THE REQUEST: Each line below should be retyped exactly, with no pictures.

SUPPLIED DATA:
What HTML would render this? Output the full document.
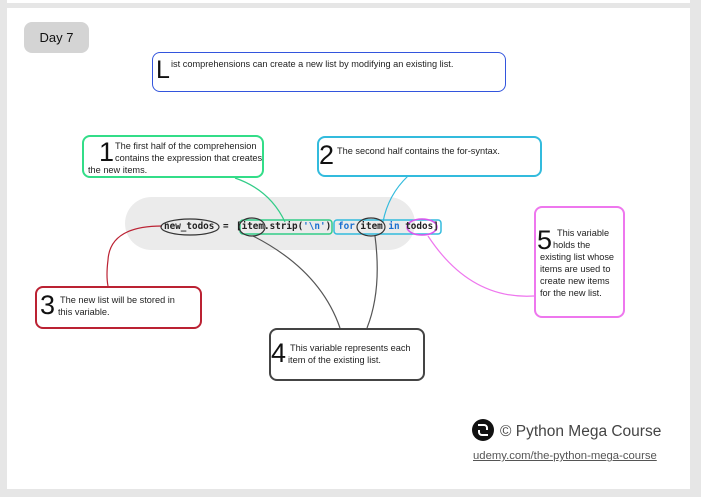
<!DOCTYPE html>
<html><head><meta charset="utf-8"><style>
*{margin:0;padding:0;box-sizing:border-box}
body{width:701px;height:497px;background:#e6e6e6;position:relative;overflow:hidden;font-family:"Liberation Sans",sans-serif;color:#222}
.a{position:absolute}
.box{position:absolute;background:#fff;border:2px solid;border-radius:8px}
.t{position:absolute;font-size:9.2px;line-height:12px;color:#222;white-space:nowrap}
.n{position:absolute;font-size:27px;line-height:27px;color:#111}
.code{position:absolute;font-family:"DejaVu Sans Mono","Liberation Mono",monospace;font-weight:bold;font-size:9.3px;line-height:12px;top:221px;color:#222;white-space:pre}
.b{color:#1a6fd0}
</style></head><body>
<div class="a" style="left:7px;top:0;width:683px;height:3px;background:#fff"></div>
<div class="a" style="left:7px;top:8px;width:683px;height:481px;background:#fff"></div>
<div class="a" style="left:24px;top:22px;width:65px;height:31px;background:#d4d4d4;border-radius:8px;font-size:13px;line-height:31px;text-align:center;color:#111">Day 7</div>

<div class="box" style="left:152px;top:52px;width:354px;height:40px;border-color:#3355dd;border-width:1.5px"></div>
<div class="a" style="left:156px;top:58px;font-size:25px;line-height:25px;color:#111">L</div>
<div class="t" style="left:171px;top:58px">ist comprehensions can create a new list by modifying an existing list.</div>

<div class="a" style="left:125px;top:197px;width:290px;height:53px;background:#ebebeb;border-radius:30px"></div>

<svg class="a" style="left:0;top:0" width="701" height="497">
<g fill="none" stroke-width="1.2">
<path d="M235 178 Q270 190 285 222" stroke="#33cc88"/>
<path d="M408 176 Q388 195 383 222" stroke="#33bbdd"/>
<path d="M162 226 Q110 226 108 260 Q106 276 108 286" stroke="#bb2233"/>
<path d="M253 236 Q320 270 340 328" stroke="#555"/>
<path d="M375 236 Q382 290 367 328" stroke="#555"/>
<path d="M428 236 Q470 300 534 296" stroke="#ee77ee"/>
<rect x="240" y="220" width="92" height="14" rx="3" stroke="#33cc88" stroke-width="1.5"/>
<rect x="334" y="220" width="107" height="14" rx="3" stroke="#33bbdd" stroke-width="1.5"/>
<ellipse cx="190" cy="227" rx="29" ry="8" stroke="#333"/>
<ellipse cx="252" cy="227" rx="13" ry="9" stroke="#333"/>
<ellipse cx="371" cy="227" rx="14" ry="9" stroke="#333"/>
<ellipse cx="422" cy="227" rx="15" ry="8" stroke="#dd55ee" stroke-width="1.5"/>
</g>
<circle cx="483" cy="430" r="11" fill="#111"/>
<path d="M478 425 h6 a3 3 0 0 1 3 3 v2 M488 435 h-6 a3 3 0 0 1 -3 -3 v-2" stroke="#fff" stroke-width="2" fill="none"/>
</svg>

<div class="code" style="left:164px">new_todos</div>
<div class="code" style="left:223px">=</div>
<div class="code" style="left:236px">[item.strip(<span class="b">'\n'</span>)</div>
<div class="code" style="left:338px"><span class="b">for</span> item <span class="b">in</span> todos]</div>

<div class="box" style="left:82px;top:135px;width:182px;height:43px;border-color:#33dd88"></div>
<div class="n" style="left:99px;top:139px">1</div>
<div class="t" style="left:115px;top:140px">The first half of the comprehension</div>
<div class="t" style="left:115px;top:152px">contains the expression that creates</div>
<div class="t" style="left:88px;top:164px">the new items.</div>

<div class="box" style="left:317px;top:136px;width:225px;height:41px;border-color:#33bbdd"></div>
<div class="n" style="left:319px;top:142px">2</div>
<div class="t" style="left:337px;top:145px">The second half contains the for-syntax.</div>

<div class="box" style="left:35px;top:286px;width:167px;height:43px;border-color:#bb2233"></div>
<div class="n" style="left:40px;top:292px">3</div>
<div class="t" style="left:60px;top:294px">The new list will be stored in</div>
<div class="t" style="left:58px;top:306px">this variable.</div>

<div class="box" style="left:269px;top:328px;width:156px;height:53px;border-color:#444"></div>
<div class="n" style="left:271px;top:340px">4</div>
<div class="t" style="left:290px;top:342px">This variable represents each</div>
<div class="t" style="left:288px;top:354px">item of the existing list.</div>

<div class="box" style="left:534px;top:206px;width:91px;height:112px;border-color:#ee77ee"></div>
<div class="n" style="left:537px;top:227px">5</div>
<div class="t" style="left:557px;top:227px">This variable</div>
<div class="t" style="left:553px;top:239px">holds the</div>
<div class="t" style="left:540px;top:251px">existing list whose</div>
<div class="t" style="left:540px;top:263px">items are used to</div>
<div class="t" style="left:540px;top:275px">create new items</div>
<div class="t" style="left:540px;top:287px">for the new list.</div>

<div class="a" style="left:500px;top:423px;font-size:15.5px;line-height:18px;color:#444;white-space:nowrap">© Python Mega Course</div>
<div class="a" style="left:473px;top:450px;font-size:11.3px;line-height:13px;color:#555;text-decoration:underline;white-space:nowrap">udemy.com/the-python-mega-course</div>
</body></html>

RESPONSE:
What HTML would render this? Output the full document.
<!DOCTYPE html>
<html><head><meta charset="utf-8"><style>
*{margin:0;padding:0;box-sizing:border-box}
body{width:701px;height:497px;background:#e6e6e6;position:relative;overflow:hidden;font-family:"Liberation Sans",sans-serif;color:#222}
.a{position:absolute}
.box{position:absolute;background:#fff;border:2px solid;border-radius:8px}
.t{position:absolute;font-size:9.2px;line-height:12px;color:#222;white-space:nowrap}
.n{position:absolute;font-size:27px;line-height:27px;color:#111}
.code{position:absolute;font-family:"DejaVu Sans Mono","Liberation Mono",monospace;font-weight:bold;font-size:9.3px;line-height:12px;top:221px;color:#222;white-space:pre}
.b{color:#1a6fd0}
</style></head><body>
<div class="a" style="left:7px;top:0;width:683px;height:3px;background:#fff"></div>
<div class="a" style="left:7px;top:8px;width:683px;height:481px;background:#fff"></div>
<div class="a" style="left:24px;top:22px;width:65px;height:31px;background:#d4d4d4;border-radius:8px;font-size:13px;line-height:31px;text-align:center;color:#111">Day 7</div>

<div class="box" style="left:152px;top:52px;width:354px;height:40px;border-color:#3355dd;border-width:1.5px"></div>
<div class="a" style="left:156px;top:58px;font-size:25px;line-height:25px;color:#111">L</div>
<div class="t" style="left:171px;top:58px">ist comprehensions can create a new list by modifying an existing list.</div>

<div class="a" style="left:125px;top:197px;width:290px;height:53px;background:#ebebeb;border-radius:30px"></div>

<svg class="a" style="left:0;top:0" width="701" height="497">
<g fill="none" stroke-width="1.2">
<path d="M235 178 Q270 190 285 222" stroke="#33cc88"/>
<path d="M408 176 Q388 195 383 222" stroke="#33bbdd"/>
<path d="M162 226 Q110 226 108 260 Q106 276 108 286" stroke="#bb2233"/>
<path d="M253 236 Q320 270 340 328" stroke="#555"/>
<path d="M375 236 Q382 290 367 328" stroke="#555"/>
<path d="M428 236 Q470 300 534 296" stroke="#ee77ee"/>
<rect x="240" y="220" width="92" height="14" rx="3" stroke="#33cc88" stroke-width="1.5"/>
<rect x="334" y="220" width="107" height="14" rx="3" stroke="#33bbdd" stroke-width="1.5"/>
<ellipse cx="190" cy="227" rx="29" ry="8" stroke="#333"/>
<ellipse cx="252" cy="227" rx="13" ry="9" stroke="#333"/>
<ellipse cx="371" cy="227" rx="14" ry="9" stroke="#333"/>
<ellipse cx="422" cy="227" rx="15" ry="8" stroke="#dd55ee" stroke-width="1.5"/>
</g>
<circle cx="483" cy="430" r="11" fill="#111"/>
<path d="M478 425 h6 a3 3 0 0 1 3 3 v2 M488 435 h-6 a3 3 0 0 1 -3 -3 v-2" stroke="#fff" stroke-width="2" fill="none"/>
</svg>

<div class="code" style="left:164px">new_todos</div>
<div class="code" style="left:223px">=</div>
<div class="code" style="left:236px">[item.strip(<span class="b">'\n'</span>)</div>
<div class="code" style="left:338px"><span class="b">for</span> item <span class="b">in</span> todos]</div>

<div class="box" style="left:82px;top:135px;width:182px;height:43px;border-color:#33dd88"></div>
<div class="n" style="left:99px;top:139px">1</div>
<div class="t" style="left:115px;top:140px">The first half of the comprehension</div>
<div class="t" style="left:115px;top:152px">contains the expression that creates</div>
<div class="t" style="left:88px;top:164px">the new items.</div>

<div class="box" style="left:317px;top:136px;width:225px;height:41px;border-color:#33bbdd"></div>
<div class="n" style="left:319px;top:142px">2</div>
<div class="t" style="left:337px;top:145px">The second half contains the for-syntax.</div>

<div class="box" style="left:35px;top:286px;width:167px;height:43px;border-color:#bb2233"></div>
<div class="n" style="left:40px;top:292px">3</div>
<div class="t" style="left:60px;top:294px">The new list will be stored in</div>
<div class="t" style="left:58px;top:306px">this variable.</div>

<div class="box" style="left:269px;top:328px;width:156px;height:53px;border-color:#444"></div>
<div class="n" style="left:271px;top:340px">4</div>
<div class="t" style="left:290px;top:342px">This variable represents each</div>
<div class="t" style="left:288px;top:354px">item of the existing list.</div>

<div class="box" style="left:534px;top:206px;width:91px;height:112px;border-color:#ee77ee"></div>
<div class="n" style="left:537px;top:227px">5</div>
<div class="t" style="left:557px;top:227px">This variable</div>
<div class="t" style="left:553px;top:239px">holds the</div>
<div class="t" style="left:540px;top:251px">existing list whose</div>
<div class="t" style="left:540px;top:263px">items are used to</div>
<div class="t" style="left:540px;top:275px">create new items</div>
<div class="t" style="left:540px;top:287px">for the new list.</div>

<div class="a" style="left:500px;top:423px;font-size:15.5px;line-height:18px;color:#444;white-space:nowrap">© Python Mega Course</div>
<div class="a" style="left:473px;top:450px;font-size:11.3px;line-height:13px;color:#555;text-decoration:underline;white-space:nowrap">udemy.com/the-python-mega-course</div>
</body></html>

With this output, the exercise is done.